[Code that draws figures]:

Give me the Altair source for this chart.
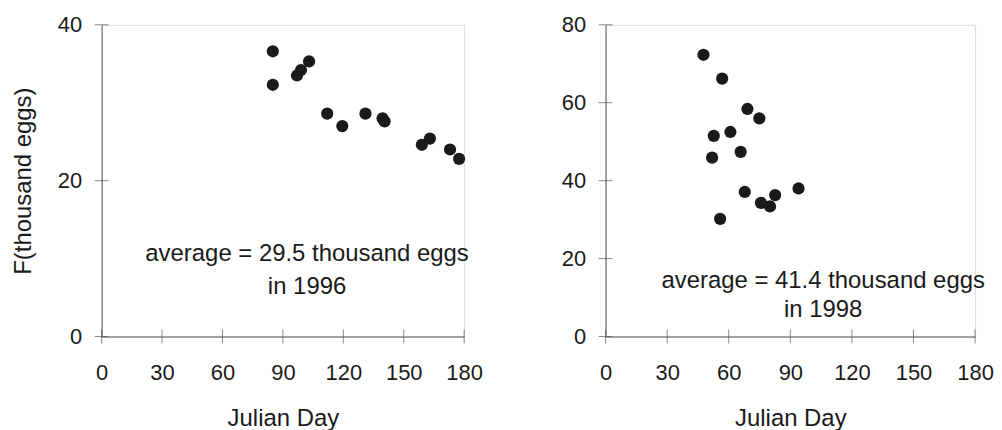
import altair as alt
import pandas as pd

# 1996 data
day_1996 = [85, 85, 97, 99, 103, 112, 119.5, 131, 139.5, 140.5, 159, 163, 173, 177.5]
f_1996 = [36.6, 32.3, 33.5, 34.2, 35.3, 28.6, 27.0, 28.6, 28.0, 27.6, 24.6, 25.4, 24.0, 22.8]

# 1998 data
day_1998 = [47.7, 56.8, 69.1, 74.9, 52.7, 60.8, 51.9, 65.8, 67.8, 75.7, 80.1, 82.6, 94.0, 55.8]
f_1998 = [72.3, 66.2, 58.4, 56.0, 51.5, 52.5, 45.9, 47.4, 37.1, 34.3, 33.4, 36.3, 38.0, 30.2]

x_ticks = [0, 30, 60, 90, 120, 150, 180]
y_ticks_1996 = [0, 20, 40]
y_ticks_1998 = [0, 20, 40, 60, 80]

note_1996 = ["average = 29.5 thousand eggs", "in 1996"]
note_1996_x = [102, 102]
note_1996_y = [10.6, 6.4]

note_1998 = ["average = 41.4 thousand eggs", "in 1998"]
note_1998_x = [106, 106]
note_1998_y = [14.3, 6.7]

FONT = "Liberation Sans"
INK = "#1a1a1a"


def panel(days, vals, ymax, yticks, notes, nx, ny, ytitle, width, height):
    df = pd.DataFrame({"day": days, "f": vals})
    xs = alt.Scale(domain=[0, 180], nice=False)
    ys = alt.Scale(domain=[0, ymax], nice=False)
    common = dict(ticks=False, tickSize=0, grid=False, domainColor="#555",
                  labelFontSize=22, titleFontSize=24, labelFont=FONT,
                  titleFont=FONT, titleFontWeight="normal",
                  labelColor=INK, titleColor=INK, labelFlush=False,
                  labelOverlap=False)
    xaxis = alt.Axis(values=x_ticks, labelPadding=26, titlePadding=23, **common)
    yaxis = alt.Axis(values=yticks, labelPadding=20, titlePadding=22, **common)
    pts = alt.Chart(df).mark_circle(size=150, opacity=1, color=INK).encode(
        x=alt.X("day:Q", scale=xs, axis=xaxis, title="Julian Day"),
        y=alt.Y("f:Q", scale=ys, axis=yaxis, title=ytitle),
    )
    xt = alt.Chart(pd.DataFrame({"t": x_ticks, "z": [0] * len(x_ticks)})).mark_tick(
        orient="vertical", size=14, thickness=1, color="#555").encode(
        x=alt.X("t:Q", scale=xs), y=alt.Y("z:Q", scale=ys))
    yt = alt.Chart(pd.DataFrame({"t": yticks, "z": [0] * len(yticks)})).mark_tick(
        orient="horizontal", size=14, thickness=1, color="#555").encode(
        y=alt.Y("t:Q", scale=ys), x=alt.X("z:Q", scale=xs))
    txt = alt.Chart(pd.DataFrame({"x": nx, "y": ny, "s": notes})).mark_text(
        fontSize=24, font=FONT, color=INK, align="center", baseline="middle").encode(
        x=alt.X("x:Q", scale=xs), y=alt.Y("y:Q", scale=ys), text="s:N")
    return alt.layer(pts, xt, yt, txt).properties(width=width, height=height)


left = panel(day_1996, f_1996, 40, y_ticks_1996, note_1996, note_1996_x, note_1996_y,
             "F(thousand eggs)", 364, 313)
right = panel(day_1998, f_1998, 80, y_ticks_1998, note_1998, note_1998_x, note_1998_y,
              "", 371, 313)

chart = alt.hconcat(left, right, spacing=142, bounds="flush").properties(
    padding={"left": 3, "top": 4, "right": 0, "bottom": 0}
).configure_view(stroke=None).configure(background="white")

chart.save("out.html", embed_options={"renderer": "svg", "actions": False})
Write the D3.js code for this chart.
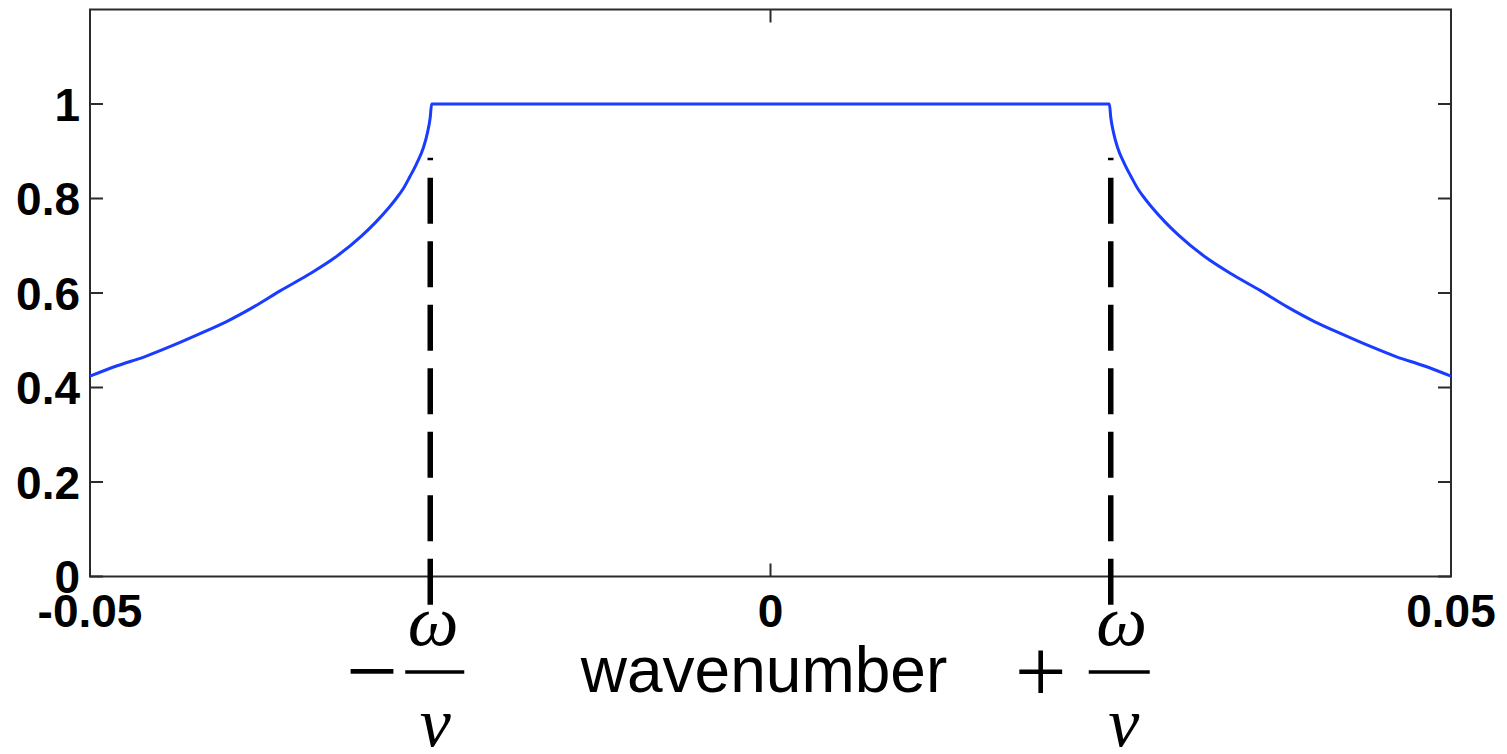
<!DOCTYPE html>
<html>
<head>
<meta charset="utf-8">
<script src="https://cdn.jsdelivr.net/npm/d3@7"></script>
<style>
body { margin: 0; background: #fff; }
</style>
</head>
<body>
<div id="chart"></div>
<script>
// data
var wavenumber = [-0.050, -0.048, -0.046, -0.044, -0.042, -0.040, -0.038, -0.036, -0.034, -0.032,
  -0.030, -0.029, -0.028, -0.0275, -0.027, -0.0265, -0.026, -0.0255, -0.0252, -0.0250, -0.0249,
  0.0249, 0.0250, 0.0252, 0.0255, 0.026, 0.0265, 0.027, 0.0275, 0.028, 0.029, 0.030,
  0.032, 0.034, 0.036, 0.038, 0.040, 0.042, 0.044, 0.046, 0.048, 0.050]
var response = [0.424, 0.446, 0.465, 0.488, 0.513, 0.539, 0.570, 0.605, 0.638, 0.675,
  0.722, 0.750, 0.782, 0.800, 0.820, 0.846, 0.874, 0.908, 0.940, 0.972, 1.0,
  1.0, 0.972, 0.940, 0.908, 0.874, 0.846, 0.820, 0.800, 0.782, 0.750, 0.722,
  0.675, 0.638, 0.605, 0.570, 0.539, 0.513, 0.488, 0.465, 0.446, 0.424]
var cutoff = [-0.025, 0.025]
var xTicks = [-0.05, 0, 0.05]
var xTickLabels = ["-0.05", "0", "0.05"]
var yTicks = [0, 0.2, 0.4, 0.6, 0.8, 1]
var yTickLabels = ["0", "0.2", "0.4", "0.6", "0.8", "1"]
var xLabel = "wavenumber"

var W = 1507
var H = 754
var pL = 90
var pR = 1451
var pT = 9.5
var pB = 576.5
var tick = 13

var x = d3.scaleLinear().domain([-0.05, 0.05]).range([pL, pR])
var y = d3.scaleLinear().domain([0, 1.2]).range([pB, pT])

var svg = d3.select("#chart").append("svg")
    .attr("width", W)
    .attr("height", H)

// frame
svg.append("rect")
    .attr("x", pL).attr("y", pT)
    .attr("width", pR - pL).attr("height", pB - pT)
    .attr("fill", "none").attr("stroke", "#2b2b2b").attr("stroke-width", 2)

// inward ticks on all four sides
svg.selectAll(".ytl").data(yTicks).enter().append("line")
    .attr("x1", pL).attr("x2", pL + tick)
    .attr("y1", d => y(d)).attr("y2", d => y(d))
    .attr("stroke", "#2b2b2b").attr("stroke-width", 2)
svg.selectAll(".ytr").data(yTicks).enter().append("line")
    .attr("x1", pR).attr("x2", pR - tick)
    .attr("y1", d => y(d)).attr("y2", d => y(d))
    .attr("stroke", "#2b2b2b").attr("stroke-width", 2)
svg.selectAll(".xtb").data(xTicks).enter().append("line")
    .attr("x1", d => x(d)).attr("x2", d => x(d))
    .attr("y1", pB).attr("y2", pB - tick)
    .attr("stroke", "#2b2b2b").attr("stroke-width", 2)
svg.selectAll(".xtt").data(xTicks).enter().append("line")
    .attr("x1", d => x(d)).attr("x2", d => x(d))
    .attr("y1", pT).attr("y2", pT + tick)
    .attr("stroke", "#2b2b2b").attr("stroke-width", 2)

// tick labels
svg.selectAll(".ylab").data(yTicks).enter().append("text")
    .attr("x", pL - 10)
    .attr("y", d => y(d))
    .attr("dy", "0.36em")
    .attr("text-anchor", "end")
    .style("font-family", "'Liberation Sans', Arial, sans-serif")
    .style("font-weight", "bold")
    .style("font-size", "46px")
    .text((d, i) => yTickLabels[i])

svg.selectAll(".xlab").data(xTicks).enter().append("text")
    .attr("x", d => x(d))
    .attr("y", 627)
    .attr("text-anchor", "middle")
    .style("font-family", "'Liberation Sans', Arial, sans-serif")
    .style("font-weight", "bold")
    .style("font-size", "46px")
    .text((d, i) => xTickLabels[i])

// curve
var line = d3.line()
    .x((d, i) => x(wavenumber[i]))
    .y(d => y(d))
    .curve(d3.curveMonotoneX)

svg.append("path")
    .datum(response)
    .attr("d", line)
    .attr("fill", "none")
    .attr("stroke", "#1a3cff")
    .attr("stroke-width", 3)

// dashed cutoff markers, dashes counted from the bottom
svg.selectAll(".cut").data(cutoff).enter().append("line")
    .attr("x1", d => x(d)).attr("x2", d => x(d))
    .attr("y1", y(-0.06)).attr("y2", y(0.886))
    .attr("stroke", "#000").attr("stroke-width", 5.5)
    .attr("stroke-dasharray", "46,17.5")

// x label
svg.append("text")
    .attr("x", 764)
    .attr("y", 692)
    .attr("text-anchor", "middle")
    .style("font-family", "'Liberation Sans', Arial, sans-serif")
    .style("font-size", "64px")
    .text(xLabel)

// -w/v and +w/v under the markers
var signs = ["\u2212", "+"]
var fr = svg.selectAll(".frac").data(cutoff).enter().append("g")

fr.append("text")
    .attr("x", (d, i) => x(d) - (i == 0 ? 58 : 70))
    .attr("y", 702)
    .attr("text-anchor", "middle")
    .style("font-family", "'Liberation Serif', 'Times New Roman', serif")
    .style("font-size", "92px")
    .text((d, i) => signs[i])

fr.append("line")
    .attr("x1", (d, i) => x(d) - 25 + (i == 0 ? 0 : 3))
    .attr("x2", (d, i) => x(d) + 34 + (i == 0 ? 0 : 5))
    .attr("y1", 672).attr("y2", 672)
    .attr("stroke", "#000").attr("stroke-width", 3.5)

fr.append("text")
    .attr("x", (d, i) => x(d) + 3 + (i == 0 ? 0 : 8))
    .attr("y", 645)
    .attr("text-anchor", "middle")
    .style("font-family", "'Liberation Serif', 'Times New Roman', serif")
    .style("font-style", "italic")
    .style("font-size", "72px")
    .text("\u03c9")

fr.append("text")
    .attr("x", (d, i) => x(d) + 5 + (i == 0 ? 0 : 8))
    .attr("y", 746)
    .attr("text-anchor", "middle")
    .style("font-family", "'Liberation Serif', 'Times New Roman', serif")
    .style("font-style", "italic")
    .style("font-size", "70px")
    .text("v")
</script>
</body>
</html>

[EXERCISE GOAL]:
Make an exact copy of the lines from the top of the material through the line with "25.4, 24.0, 22.8]", pictures excluded.

[SOLUTION TO THE PROBLEM]:
Give me the Altair source for this chart.
import altair as alt
import pandas as pd

# 1996 data
day_1996 = [85, 85, 97, 99, 103, 112, 119.5, 131, 139.5, 140.5, 159, 163, 173, 177.5]
f_1996 = [36.6, 32.3, 33.5, 34.2, 35.3, 28.6, 27.0, 28.6, 28.0, 27.6, 24.6, 25.4, 24.0, 22.8]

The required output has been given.